If as part of an anti drink drug drive campaign, large numbers of cars are “routinely stopped” when not involved in a RTC or not suspected of an offence, this amounts to random or blanket testing. Police often then ask the driver to participate in a breath test. As I understand the law, the driver has the right to decline to take the breath test and the police do not have the power to insist without a valid reason.

It’s not a matter of “do it if you have nothing to hide”. I support the anti drink drug drive campaigns but fortunately we do not live in a police state. Important civil liberties like the right to decline the police request to participate, simply because you can, and without having to give a reason, need to be defended.
Pat, Wales

Agree (10) | Disagree (4)
+6

A police officer cannot do random checks merely for the purpose of giving a breathalyser test but can stop any vehicle he so wishes and ascertain the validity of its condition ie insurance, mot, tyres etc. and the identity of the driver. Whilst speaking to the driver he may then be in a position to ask for a breath test should he suspect that the driver had taken an alcoholic drink. The article clearly states this, that all drivers involved in an RTA will breathalysed. And some done for random checks or where there has been a road traffic violation.
g craven

Agree (7) | Disagree (4)
+3

I forgot to mention that Pat is correct.
David Weston, Corby

Agree (3) | Disagree (1)
+2

Pat,

A quick 5 minutes on the Google has come up with s.163 RTA (as expected) but with a bunch of prior case law tacked on the side to make a rather sparse piece of legislation into something that should be free of abuse.
David Weston, Corby

Agree (1) | Disagree (0)
+1

I must admit I thought the police could already do random road side breath tests anyway, without necessarily having any suspicions of drink driving.
Hugh Jones, Cheshire

Agree (3) | Disagree (2)
+1

This sounds like a great campaign and I congratulate Dorset police on their initiative.
For far too long we have pandered to the rights of perpetrators rather than their victims.

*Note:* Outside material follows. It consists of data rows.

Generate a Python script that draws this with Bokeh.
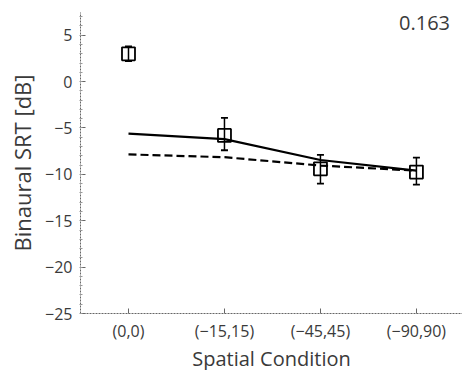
from bokeh.plotting import figure
from bokeh.models import ColumnDataSource, Whisker, Label, FixedTicker, Range1d
from bokeh.embed import file_html
from bokeh.resources import INLINE

conditions = ["(0,0)", "(\u221215,15)", "(\u221245,45)", "(\u221290,90)"]
xpos = [0, 1, 2, 3]
srt_mean = [3.0, -5.8, -9.4, -9.75]
srt_upper = [3.8, -3.9, -7.9, -8.2]
srt_lower = [2.2, -7.4, -11.0, -11.1]
model_solid = [-5.6, -6.2, -8.45, -9.6]
model_dashed = [-7.85, -8.15, -9.05, -9.6]
corr_text = "0.163"
yticks = [-25, -20, -15, -10, -5, 0, 5]

FONT = "Open Sans"
TXT = "#3a3a3a"

p = figure(frame_width=382, frame_height=301, output_backend="svg", toolbar_location=None,
           x_range=Range1d(-0.5, 3.48), y_range=Range1d(-25, 7.45),
           min_border_left=80, min_border_right=0, min_border_top=12, min_border_bottom=56)
p.outline_line_color = None
p.xgrid.visible = False
p.ygrid.visible = False

# model lines
p.line(xpos, model_solid, line_color="black", line_width=2.2)
p.line(xpos, model_dashed, line_color="black", line_width=2.2, line_dash="8 4")

src = ColumnDataSource(dict(x=xpos, m=srt_mean, up=srt_upper, lo=srt_lower))
p.scatter("x", "m", source=src, marker="square", size=13, fill_color="white", fill_alpha=0,
          line_color="black", line_width=1.8)
w = Whisker(source=src, base="x", upper="up", lower="lo", line_color="black", line_width=1.5)
for h in (w.upper_head, w.lower_head):
    h.size = 7
    h.line_color = "black"
    h.line_width = 1.8
p.add_layout(w)

p.add_layout(Label(x=3.35, y=6.3, text=corr_text, text_align="right", text_baseline="middle",
                   text_font=FONT, text_font_size="20px", text_color=TXT))

# axes
p.xaxis.ticker = FixedTicker(ticks=xpos)
p.xaxis.major_label_overrides = {x: c for x, c in zip(xpos, conditions)}
p.yaxis.ticker = FixedTicker(ticks=yticks, minor_ticks=list(range(-25, 8)))
for ax in (p.xaxis[0], p.yaxis[0]):
    ax.axis_line_color = "#666666"
    ax.axis_line_width = 1
    ax.axis_line_dash = "2 1"
    ax.major_tick_line_color = "#666666"
    ax.major_tick_in = 5
    ax.major_tick_out = 0
    ax.minor_tick_in = 2
    ax.minor_tick_out = 1
    ax.minor_tick_line_color = "#999999"
    ax.major_label_text_font = FONT
    ax.major_label_text_font_size = "16px"
    ax.major_label_text_color = TXT
    ax.major_label_text_line_height = 1.0
    ax.axis_label_text_font = FONT
    ax.axis_label_text_font_size = "20px"
    ax.axis_label_text_font_style = "normal"
    ax.axis_label_text_color = TXT
    ax.axis_label_text_line_height = 1.0
    ax.axis_label_standoff = 0
p.xaxis.minor_tick_line_color = None
p.xaxis.axis_label = "Spatial Condition"
p.yaxis.axis_label = "Binaural SRT [dB]"
p.yaxis.axis_label_text_font_size = "22px"
p.yaxis.axis_label_standoff = 5
p.yaxis.major_label_overrides = {v: str(v).replace("-", "\u2212") for v in yticks}
p.xaxis.major_label_standoff = 6
p.yaxis.major_label_standoff = 7

open("out.html", "w").write(file_html(p, INLINE))
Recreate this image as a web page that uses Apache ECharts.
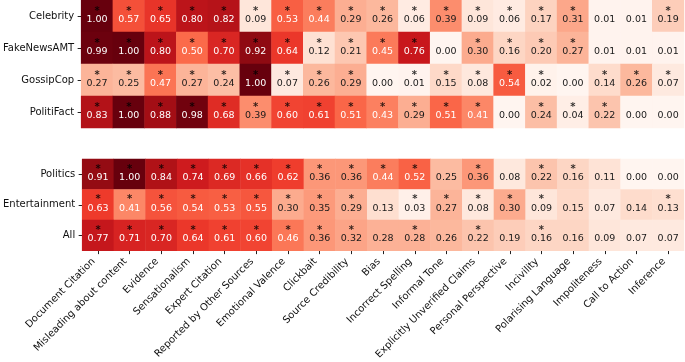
<!DOCTYPE html>
<html>
<head>
<meta charset="utf-8">
<script src="https://cdn.jsdelivr.net/npm/echarts@6/dist/echarts.min.js"></script>
<style>
  html, body { margin: 0; padding: 0; background: #fff; }
  #chart { width: 685px; height: 362px; }
</style>
</head>
<body>
<div id="chart"></div>
<script>
// columns (features)
const features = ['Document Citation', 'Misleading about content', 'Evidence', 'Sensationalism',
    'Expert Citation', 'Reported by Other Sources', 'Emotional Valence', 'Clickbait',
    'Source Credibility', 'Bias', 'Incorrect Spelling', 'Informal Tone',
    'Explicitly Unverified Claims', 'Personal Perspective', 'Incivility',
    'Polarising Language', 'Impoliteness', 'Call to Action', 'Inference']

// top block: datasets
const datasets = ['Celebrity', 'FakeNewsAMT', 'GossipCop', 'PolitiFact']
const celebrity = [1.00, 0.57, 0.65, 0.80, 0.82, 0.09, 0.53, 0.44, 0.29, 0.26, 0.06, 0.39, 0.09, 0.06, 0.17, 0.31, 0.01, 0.01, 0.19]
const fakeNewsAMT = [0.99, 1.00, 0.80, 0.50, 0.70, 0.92, 0.64, 0.12, 0.21, 0.45, 0.76, 0.00, 0.30, 0.16, 0.20, 0.27, 0.01, 0.01, 0.01]
const gossipCop = [0.27, 0.25, 0.47, 0.27, 0.24, 1.00, 0.07, 0.26, 0.29, 0.00, 0.01, 0.15, 0.08, 0.54, 0.02, 0.00, 0.14, 0.26, 0.07]
const politiFact = [0.83, 1.00, 0.88, 0.98, 0.68, 0.39, 0.60, 0.61, 0.51, 0.43, 0.29, 0.51, 0.41, 0.00, 0.24, 0.04, 0.22, 0.00, 0.00]

// significance markers (1 = *)
const celebrityStar = [1, 1, 1, 1, 1, 1, 1, 1, 1, 1, 1, 1, 1, 1, 1, 1, 0, 0, 1]
const fakeNewsAMTStar = [1, 1, 1, 1, 1, 1, 1, 1, 1, 1, 1, 0, 1, 1, 1, 1, 0, 0, 0]
const gossipCopStar = [1, 1, 1, 1, 1, 1, 1, 1, 1, 0, 1, 1, 1, 1, 1, 0, 1, 1, 1]
const politiFactStar = [1, 1, 1, 1, 1, 1, 1, 1, 1, 1, 1, 1, 1, 0, 1, 1, 1, 0, 0]

// bottom block: domains
const domains = ['Politics', 'Entertainment', 'All']
const politics = [0.91, 1.00, 0.84, 0.74, 0.69, 0.66, 0.62, 0.36, 0.36, 0.44, 0.52, 0.25, 0.36, 0.08, 0.22, 0.16, 0.11, 0.00, 0.00]
const entertainment = [0.63, 0.41, 0.56, 0.54, 0.53, 0.55, 0.30, 0.35, 0.29, 0.13, 0.03, 0.27, 0.08, 0.30, 0.09, 0.15, 0.07, 0.14, 0.13]
const all = [0.77, 0.71, 0.70, 0.64, 0.61, 0.60, 0.46, 0.36, 0.32, 0.28, 0.28, 0.26, 0.22, 0.19, 0.16, 0.16, 0.09, 0.07, 0.07]

const politicsStar = [1, 1, 1, 1, 1, 1, 1, 1, 1, 1, 1, 0, 1, 0, 1, 1, 0, 0, 0]
const entertainmentStar = [1, 1, 1, 1, 1, 1, 1, 1, 1, 0, 1, 1, 1, 1, 1, 0, 0, 0, 1]
const allStar = [1, 1, 1, 1, 1, 1, 1, 1, 1, 0, 1, 0, 1, 0, 1, 0, 0, 0, 0]

const reds = ['#fff5f0', '#fee0d2', '#fcbba1', '#fc9272', '#fb6a4a', '#ef3b2c', '#cb181d', '#a50f15', '#67000d']
const font = 'DejaVu Sans'

function buildData(rows) {
    let out = []
    rows.forEach((row, r) => {
        row.forEach((v, c) => {
            out.push([c, r, v])
        })
    })
    return out
}

function buildStars(stars) {
    let out = []
    stars.forEach((row, r) => {
        row.forEach((s, c) => {
            if (s) out.push([c, r])
        })
    })
    return out
}

const topData = buildData([celebrity, fakeNewsAMT, gossipCop, politiFact])
const bottomData = buildData([politics, entertainment, all])
const topStars = buildStars([celebrityStar, fakeNewsAMTStar, gossipCopStar, politiFactStar])
const bottomStars = buildStars([politicsStar, entertainmentStar, allStar])

const valueLabel = {
    show: true,
    offset: [0, 3.5],
    fontFamily: font,
    fontSize: 9.5,
    formatter: function (p) {
        let cls = p.value[2] >= 0.4 ? 'w' : 'k'
        return '{' + cls + '|' + p.value[2].toFixed(2) + '}'
    },
    rich: {
        w: { fontFamily: font, fontSize: 9.5, color: '#fff' },
        k: { fontFamily: font, fontSize: 9.5, color: '#1a1a1a' }
    }
}

const starSeries = (data, idx) => ({
    type: 'scatter',
    xAxisIndex: idx,
    yAxisIndex: idx,
    data: data,
    symbolSize: 1,
    itemStyle: { color: 'rgba(0,0,0,0)' },
    silent: true,
    z: 5,
    label: {
        show: true,
        position: 'inside',
        formatter: '*',
        offset: [0, -5],
        fontFamily: font,
        fontSize: 10,
        fontWeight: 'bold',
        color: '#000'
    }
})

const tickStyle = { show: true, alignWithLabel: true, length: 3.5, lineStyle: { color: '#222', width: 1 } }

const chart = echarts.init(document.getElementById('chart'))
chart.setOption({
    animation: false,
    textStyle: { fontFamily: font },
    grid: [
        { left: 77, right: 1, top: 0, height: 128 },
        { left: 77, right: 1, top: 159, height: 96 }
    ],
    xAxis: [{
        type: 'category',
        gridIndex: 0,
        data: features,
        axisLine: { show: false },
        axisTick: { show: false },
        axisLabel: { show: false },
        splitLine: { show: false }
    }, {
        type: 'category',
        gridIndex: 1,
        data: features,
        axisLine: { show: false },
        axisTick: tickStyle,
        axisLabel: { rotate: 45, fontSize: 10, color: '#111', margin: 5, interval: 0, fontFamily: font, padding: [0, 6, 0, 0] },
        splitLine: { show: false }
    }],
    yAxis: [{
        type: 'category',
        gridIndex: 0,
        inverse: true,
        data: datasets,
        axisLine: { show: false },
        axisTick: tickStyle,
        axisLabel: { fontSize: 10, color: '#111', margin: 7, fontFamily: font }
    }, {
        type: 'category',
        gridIndex: 1,
        inverse: true,
        data: domains,
        axisLine: { show: false },
        axisTick: tickStyle,
        axisLabel: { fontSize: 10, color: '#111', margin: 7, fontFamily: font }
    }],
    visualMap: {
        show: false,
        type: 'continuous',
        min: 0,
        max: 1,
        dimension: 2,
        seriesIndex: [0, 1],
        inRange: { color: reds }
    },
    series: [{
        type: 'heatmap',
        xAxisIndex: 0,
        yAxisIndex: 0,
        data: topData,
        label: valueLabel,
        emphasis: { disabled: true }
    }, {
        type: 'heatmap',
        xAxisIndex: 1,
        yAxisIndex: 1,
        data: bottomData,
        label: valueLabel,
        emphasis: { disabled: true }
    },
    starSeries(topStars, 0),
    starSeries(bottomStars, 1)]
})
</script>
</body>
</html>
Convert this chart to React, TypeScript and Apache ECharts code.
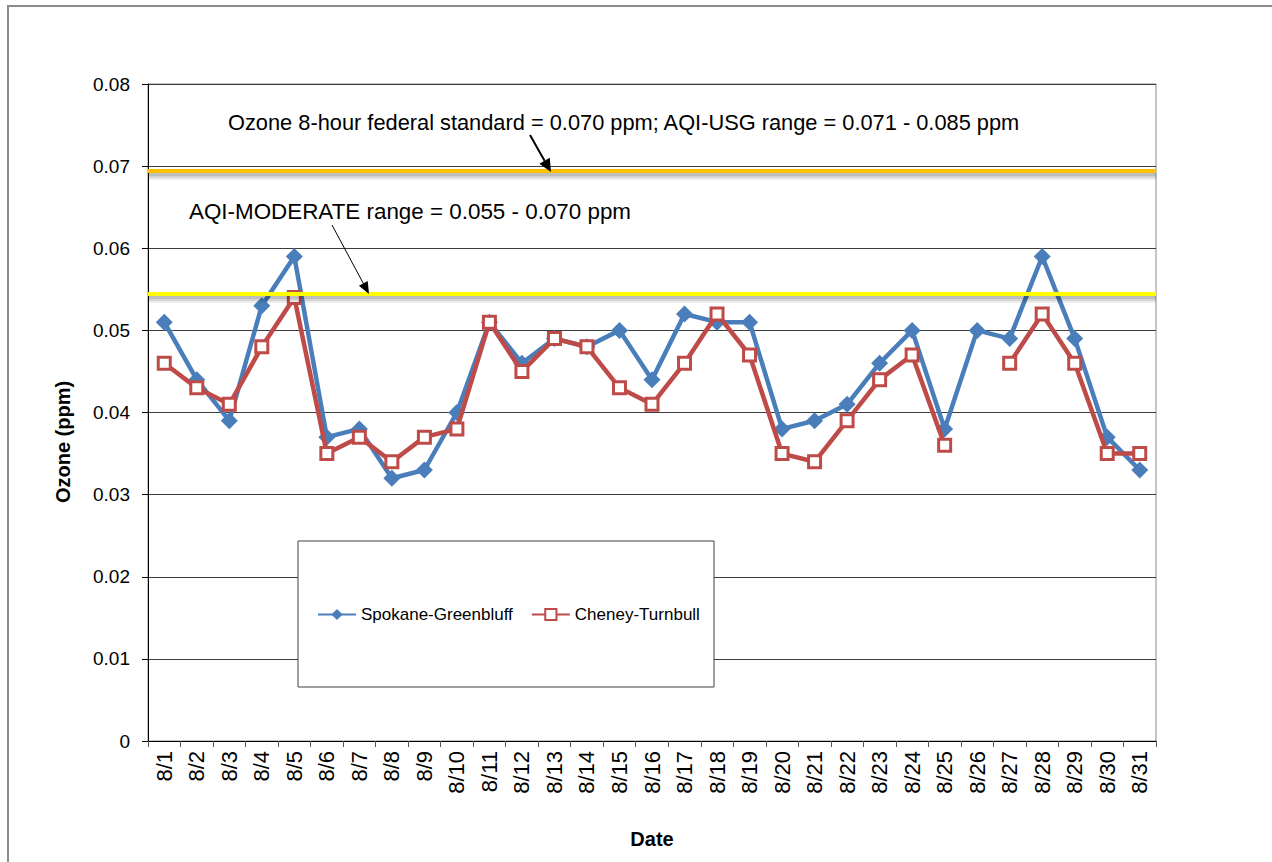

I'm sure Dorset Police wouldn't be running this initiative without taking legal guidance first and it’s a very powerful disincentive for drivers to risk drink/drug driving.

I recall many years ago running a similar ‘zero tolerance’ on behalf of Cleveland Police where they randomly stopped drivers and the resultant reduction in offences was highly significant.

Maybe those figures for Cleveland, in comparison to their neighbouring police authorities, can be found to help demonstrate that this hard line works.

The only thing I'd add is to ask if they can access the new drug drive devices than resort to roadside FIT tests? Although both work, the former is quicker and easier to quantify.

Well done Dorset Police.
Jan James -Chief Executive, Good Egg Safety CIC

Agree (9) | Disagree (5)
+4

Expect to be tested during routine stop checks? By what authority? I didn't think blanket testing was legal without a valid reason. Is there anyone who can please clarify the law in this area?